Sir George Colebrooke, born 1729, was Chairman of the East India Company, a merchant banker and a Member of Parliament. He was also a land speculator in New England, the Ohio Valley, Scotland and the West Indies, and also in raw materials which led to his downfall around 1777. Grougar would have been sold to William Blane around this time. In 1770 the lands of Grougar were owned by Sir George Colebrooke and were valued at £1497.16.0 according to Loretta R. Timberley's ‘A Directory of Landownership in Scotland c1770’ [Scottish Record Society, Edinburgh, 1976] Both Sir George Colebrooke and William Blane leased the various farmlands within the barony to tenant farmers. An insight into this practice can be had through an examination of the financial records, especially tacks (leases), of William Blane of Grougar which survive for the period 1796 to 1797 [NRS.GD237.21.19].

Grougar remained the property of members of the Blane family for nearly a century. A later William Blane extended his landholdings in the 1820s and 1830s through Crown Charters. He was granted a Crown Charter of the lands of Kirkdomine in 1825 [RGS.175.6]; another of the lands of Lammochie in 1830/1834 [NAS.195.9/205.23]. By the time of the New Statistical Account of 1845 one of the chief landowners in the parish of Kilmarnock was William Blane of Grougar. On 27 July 1857, a Crown Charter was granted in favour of William Blane of the lands and barony of Grougar to the trustees of William Blane [NAS. Ref. C2/258/130]. Eventually on 1 December 1881 the Trustees of William Blane sold the lands and barony of Grougar.

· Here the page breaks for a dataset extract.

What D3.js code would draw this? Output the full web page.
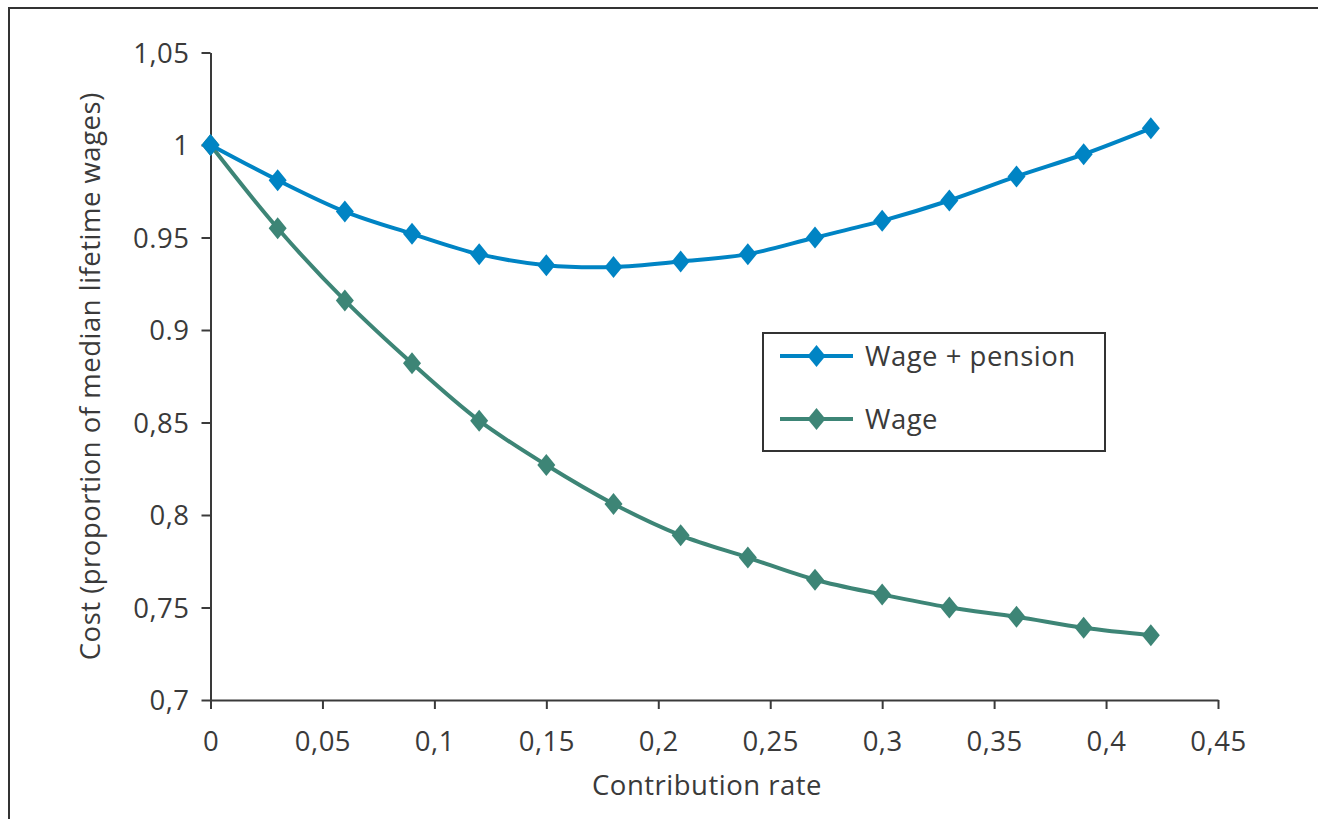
<!DOCTYPE html>
<html>
<head>
<meta charset="utf-8">
<script src="https://cdn.jsdelivr.net/npm/d3@7"></script>
<style>
  html, body { margin: 0; padding: 0; background: #fff; }
  svg { display: block; }
  text { font-family: "Open Sans", "Noto Sans", sans-serif; fill: #3a3a3a; letter-spacing: 0.5px; }
</style>
</head>
<body>
<svg id="chart" width="1318" height="819"></svg>
<script>
// Contribution rates (x) and the two cost series
const rates = [0, 0.03, 0.06, 0.09, 0.12, 0.15, 0.18, 0.21, 0.24, 0.27, 0.30, 0.33, 0.36, 0.39, 0.42];
const wagePension = [1.000, 0.981, 0.964, 0.952, 0.941, 0.935, 0.934, 0.937, 0.941, 0.950, 0.959, 0.970, 0.983, 0.995, 1.009];
const wageOnly = [1.000, 0.955, 0.916, 0.882, 0.851, 0.827, 0.806, 0.789, 0.777, 0.765, 0.757, 0.750, 0.745, 0.739, 0.735];

const seriesNames = ["Wage + pension", "Wage"];
const seriesColors = ["#0084c4", "#3d8576"];

const xTicks = [0, 0.05, 0.1, 0.15, 0.2, 0.25, 0.3, 0.35, 0.4, 0.45];
const xTickLabels = ["0", "0,05", "0,1", "0,15", "0,2", "0,25", "0,3", "0,35", "0,4", "0,45"];
const yTicks = [0.7, 0.75, 0.8, 0.85, 0.9, 0.95, 1, 1.05];
const yTickLabels = ["0,7", "0,75", "0,8", "0,85", "0.9", "0.95", "1", "1,05"];

const xTitle = "Contribution rate";
const yTitle = "Cost (proportion of median lifetime wages)";

const svg = d3.select("#chart");
const axisColor = "#3a3a3a";
const fontSize = 27.5;

// outer frame
svg.append("rect")
  .attr("x", 9).attr("y", 8)
  .attr("width", 1400).attr("height", 900)
  .attr("fill", "none").attr("stroke", "#333").attr("stroke-width", 2);

const x = d3.scaleLinear().domain([0, 0.45]).range([210.5, 1218]);
const y = d3.scaleLinear().domain([0.7, 1.05]).range([700, 52.5]);

// x axis
const xAxis = d3.axisBottom(x)
  .tickValues(xTicks)
  .tickSize(9)
  .tickSizeOuter(0)
  .tickPadding(22)
  .tickFormat((d, i) => xTickLabels[i]);
const gx = svg.append("g").attr("transform", `translate(0,${y(0.7)})`).call(xAxis);

// y axis
const yAxis = d3.axisLeft(y)
  .tickValues(yTicks)
  .tickSize(9)
  .tickSizeOuter(0)
  .tickPadding(12)
  .tickFormat((d, i) => yTickLabels[i]);
const gy = svg.append("g").attr("transform", `translate(${x(0)},0)`).call(yAxis);

[gx, gy].forEach(g => {
  g.select(".domain").attr("stroke", axisColor).attr("stroke-width", 2);
  g.selectAll(".tick line").attr("stroke", axisColor).attr("stroke-width", 2);
  g.selectAll(".tick text")
    .attr("font-size", fontSize)
    .attr("font-family", "'Open Sans', 'Noto Sans', sans-serif")
    .attr("fill", "#3a3a3a");
});
gx.selectAll(".tick text").attr("dy", "0.71em");
gy.selectAll(".tick text").attr("dy", "0.36em");

// axis titles
svg.append("text")
  .attr("x", 707).attr("y", 795)
  .attr("text-anchor", "middle")
  .attr("font-size", fontSize)
  .text(xTitle);

svg.append("text")
  .attr("transform", `translate(100, ${y(0.875)}) rotate(-90)`)
  .attr("text-anchor", "middle")
  .attr("font-size", fontSize)
  .text(yTitle);

// diamond marker path centred on (0,0)
const diamond = (w, h) => `M0,${-h / 2}L${w / 2},0L0,${h / 2}L${-w / 2},0Z`;

const line = d3.line()
  .x(d => x(d[0]))
  .y(d => y(d[1]))
  .curve(d3.curveCatmullRom.alpha(0.5));

const allSeries = [wagePension, wageOnly];

// draw the Wage series first so Wage + pension sits on top at the shared start point
[1, 0].forEach(si => {
  const pts = rates.map((r, i) => [r, allSeries[si][i]]);
  const g = svg.append("g");
  g.append("path")
    .attr("d", line(pts))
    .attr("fill", "none")
    .attr("stroke", seriesColors[si])
    .attr("stroke-width", 4)
    .attr("stroke-linejoin", "round");
  g.selectAll("path.mk")
    .data(pts)
    .enter().append("path")
    .attr("class", "mk")
    .attr("d", diamond(18, 22))
    .attr("transform", d => `translate(${x(d[0])},${y(d[1])})`)
    .attr("fill", seriesColors[si]);
});

// legend
const legend = svg.append("g");
legend.append("rect")
  .attr("x", 763).attr("y", 333)
  .attr("width", 342).attr("height", 118)
  .attr("fill", "#fff").attr("stroke", "#333").attr("stroke-width", 2);

seriesNames.forEach((name, i) => {
  const cy = 356 + i * 63;
  legend.append("line")
    .attr("x1", 780).attr("x2", 853)
    .attr("y1", cy).attr("y2", cy)
    .attr("stroke", seriesColors[i]).attr("stroke-width", 4);
  legend.append("path")
    .attr("d", diamond(18, 22))
    .attr("transform", `translate(816.5,${cy})`)
    .attr("fill", seriesColors[i]);
  legend.append("text")
    .attr("x", 865).attr("y", cy)
    .attr("dy", "0.36em")
    .attr("font-size", fontSize)
    .text(name);
});
</script>
</body>
</html>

Grougar was sold to John White of Ardarroch, who as John White of Grougar and Ardarroch had arms bearing "an eagle displayed between three quatrefoils azure, on a chief of the second a besant between two garbs of the first". [James Balfour Paul's ‘An Ordinary of Arms’] Grougar remained in the hands of John White until 22 November 1904, when his trustees disposed of Grougar to William Cavendish-Bentinck, 6th Duke of Portland. On 13 September 1918, the Duke of Portland subscribed to a disposition and trust deed of the Barony of Grougar. From the Welbeck Estates Company Limited, the trustees acting under disposition and deed of trust by the Duke of Portland, the barony was acquired by Professor David Ian McLean. In 2015 the Barony was assigned to his daughter Dr. Lianne Jennifer McLean on the occasion of her wedding to Mr. Jon Loewen.